異質であるが故の面白さと魅力が詰まっています。

「キスまでの距離―おいしいコーヒーのいれ方」

父親とふたりで暮らしていた主人公勝利に突然の突然起こった出来事。
それは父親の転勤だった。
家事全般を一人でこなしていた勝利には、なんら今までと変わらない生活が待っているはずだった。
しかし、父親の手回しから従兄弟である、かれんと丈との三人で一緒に暮らすこととなる。
従兄弟との同居に不安を覚える勝利だったが、三年ぶりに会ったかれんは・・・。

勝利とかれん、二人の関係が徐々に深く強くなっていくラブストーリー。
村山先生の作品にしては珍しく、重々しいテーマのない純粋な恋愛ものとなっている。
もっとも読みやすい作品だと思うので、ぜひ読んでみて下さい。

野生の風

アフリカの風が、私を変える!
サバンナにくるまれた官能のひととき。

いまをときめく染織家・多岐川飛鳥、野生動物の命を撮り続ける藤代一馬。
ベルリンの壁崩壊の夜の運命の遭遇から、感動の、慟哭のラストまで。
究極の恋愛小説。

青のフェルマータ

南珊瑚礁の海で、せつなく、ほろ苦く、激しい大人の恋が生まれた!

南太平洋にイルカとチェロの旋律が響く。
夢の中に言葉を置き忘れてしまった里緒、人生に一度サヨナラしたあの人・・・
トラウマを持つ人々が織りなすイノセントな恋愛小説。

村山先生らしい作品です。
イルカとの心のふれあいが、あたたかく描かれています。
イルカが好きな方はぜひ読んでみて下さい。

海風通信─カモガワ開拓日記

自然派ゆったり美的生活宣言!
初めてのエッセイ集。

素潜りをした途端、千葉県鴨川の海に惚れ込み、移住してしまう。
ログハウス、畑仕事、ハーブ作り、釣り三昧・・・。
房州の自分らしい暮らしを著者の絵と写真を添えて綴る。

きみのためにできること

恋人がふたり、僕の心に棲み始めた。
深く眠った感情が呼び覚まされる・・・。

凄い音を創りたい。
そう願う、音声技師・俊太郎の青春。
夢まではまだ遠いが、ふたりの女性が僕の前に現れ、思いがけず、夢と現実が・・・揺れ動く青春!
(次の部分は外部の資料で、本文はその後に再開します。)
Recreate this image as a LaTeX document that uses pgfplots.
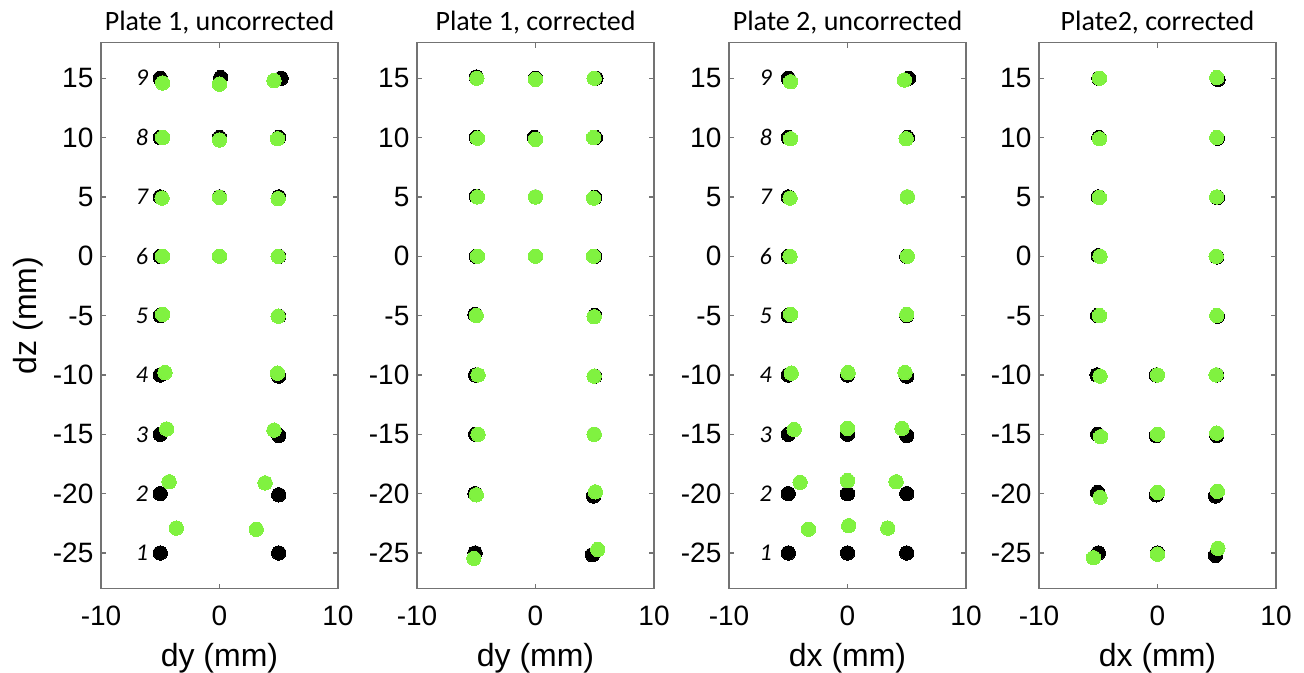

母親に「おまえは人を不幸にする」そういわれ、その呪われた言葉から逃れられない・・・。
ニューヨークと広大なアリゾナを舞台に繰り広げる自由と悲しみ。
さまざまな人とので会いや異質な文化とのふれあいによって、マフィこと真冬が、過去のトラウマを癒していく過程を鮮明に描き出した大作。
村山由佳さんの小説の中で、もっとも登場人物が多い作品であるが、一人一人の思いが力強く描かれている。